After the social shifts of the 1960s, some flower children chose to continue the revolution by living in communes. Sonja Larsen's family lived in communes when she was a child; she has written about that and the fallout of radical politics in her life in her book Red Star Tattoo: My Life as a Girl Revolutionary, which was a finalist for the Hilary Weston Writers' Trust Prize for Nonfiction

Here's what The Next Chapter columnist Antanas Sileika had to say about this memoir.

On the author's unconventional upbringing

There is something nightmarish about Larsen's childhood and her youth.

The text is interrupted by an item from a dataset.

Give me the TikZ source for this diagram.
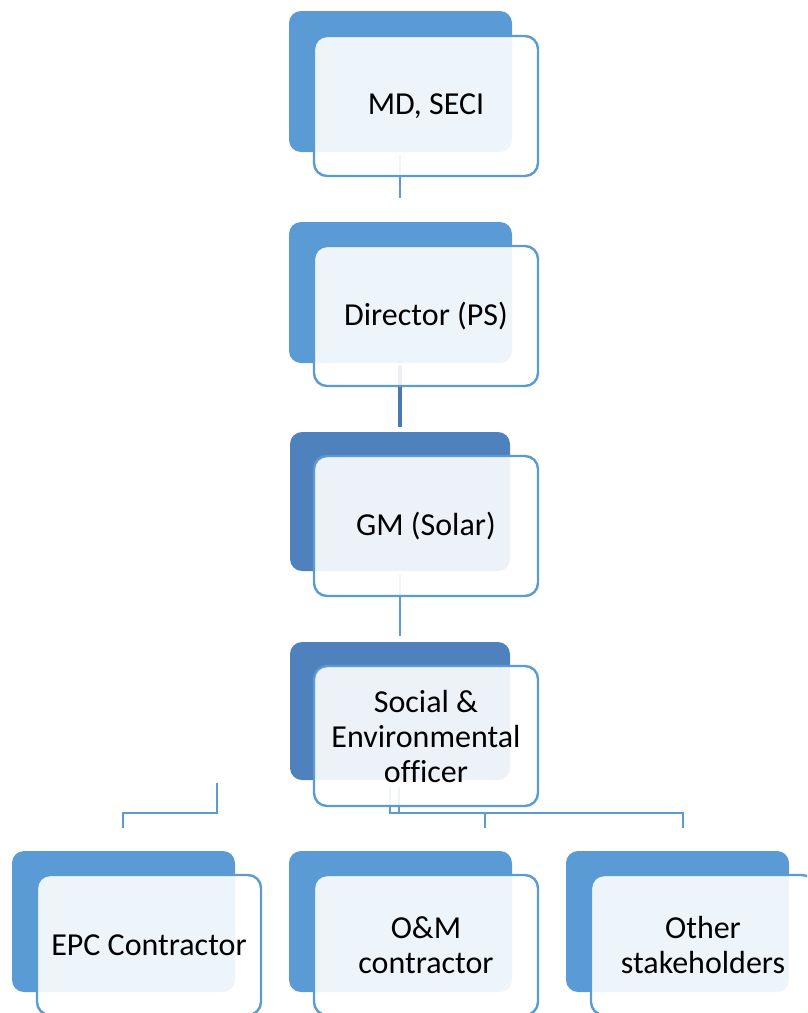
\documentclass[tikz,border=0pt]{standalone}
\usepackage{fontspec}
\setmainfont[Ligatures=NoCommon]{Carlito}
\definecolor{backblue}{HTML}{5B9BD5}
\definecolor{darkblue}{HTML}{4F81BD}
\definecolor{lineblue}{HTML}{5B9BD5}
\definecolor{thickblue}{HTML}{4A78B4}
\begin{document}
\begin{tikzpicture}[x=1pt,y=-1pt,
  backbox/.style={fill=backblue, rounded corners=12pt, minimum width=223pt, minimum height=141pt, anchor=north west, inner sep=0pt, outer sep=0pt},
  darkback/.style={backbox, fill=darkblue},
  frontbox/.style={draw=backblue, line width=2.4pt, fill=white, fill opacity=0.9, text opacity=1, rounded corners=13pt, minimum width=224pt, minimum height=140pt, anchor=north west, align=center, inner sep=0pt, outer sep=0pt, font=\fontsize{32}{35}\selectfont, text=black},
  conn/.style={draw=lineblue, line width=2.2pt},
  thickconn/.style={draw=thickblue, line width=4pt}]
\useasboundingbox (0,0) rectangle (807,1013);
\clip (0,0) rectangle (807,1013);
% back boxes
\node[backbox] (b1) at (289,11) {};
\node[backbox] (b2) at (289,222) {};
\node[darkback, minimum width=220pt, minimum height=139pt] (b3) at (290,432) {};
\node[darkback, minimum width=220pt, minimum height=138pt] (b4) at (290,642) {};
\node[backbox] (b5) at (12,851) {};
\node[backbox] (b6) at (289,851) {};
\node[backbox] (b7) at (566,851) {};
% connector end points
\coordinate (c1a) at (400,155); \coordinate (c1b) at (400,198);
\coordinate (c2a) at (400,365); \coordinate (c2b) at (400,427);
\coordinate (c3a) at (400,575); \coordinate (c3b) at (400,636);
\coordinate (c4a) at (390,787); \coordinate (c4b) at (485,828);
\coordinate (c5a) at (399,787); \coordinate (c5b) at (683,828);
\coordinate (c6a) at (217,783); \coordinate (c6b) at (123,828);
\coordinate (hy) at (0,813);
% connectors
\draw[conn] (c1a) -- (c1b);
\draw[thickconn] (c2a) -- (c2b);
\draw[conn] (c3a) -- (c3b);
\draw[conn] (c4a) -- (c4a |- hy) -- (c4b |- hy) -- (c4b);
\draw[conn] (c5a) -- (c5a |- hy) -- (c5b |- hy) -- (c5b);
\draw[conn] (c6a) -- (c6a |- hy) -- (c6b |- hy) -- (c6b);
% front boxes
\node[frontbox] (md) at (314,36) {MD, SECI};
\node[frontbox] (dir) at (314,246) {Director (PS)};
\node[frontbox] (gm) at (314,456) {GM (Solar)};
\node[frontbox] (seo) at (314,666) {Social \&\\Environmental\\officer};
\node[frontbox] (epc) at (37,875) {EPC Contractor};
\node[frontbox] (om) at (314,875) {O\&M\\contractor};
\node[frontbox] (oth) at (591,875) {Other\\stakeholders};
\end{tikzpicture}
\end{document}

It's quite amazing that she came through it as well as she did. [Her parents] were restless people. They lived for a while in Hawaii, they then moved to Montreal and into a commune. The thing about this commune is that children are permitted to do pretty much anything they want. Children are given choices from the very youngest of ages. They end up in a commune in California. It sounds like a commune run by children. They try to farm, but they don't know how to farm, nothing really grows. They don't know how to run the machinery, it breaks down. The parents split, Mom takes on a lover. It's chaotic. It's a dream gone wrong. 

Larsen finds it a problem going into mainstream life. She gets into alcohol a lot. She gets into a lot of sex. She doesn't know what to do with her life. She feels lost for  the longest time. She's longing someone to tell her exactly what to do and there's no one to tell her what to do. 

Why Antanas loved the book

I read it twice. My first question was "What?" We tend to read from the point that we're at in our lives. And because I come from an immigrant background, where the parents push you to succeed as well as possible within the structures that exist, this is completely different. Here, parents saw the structures that existed and found them unjust, found that they should be changed, found that they should be broken, found that something better should be made. This is a life wildly different from mine. I found that so interesting. 

Antanas Sileika's comments have been edited and condensed.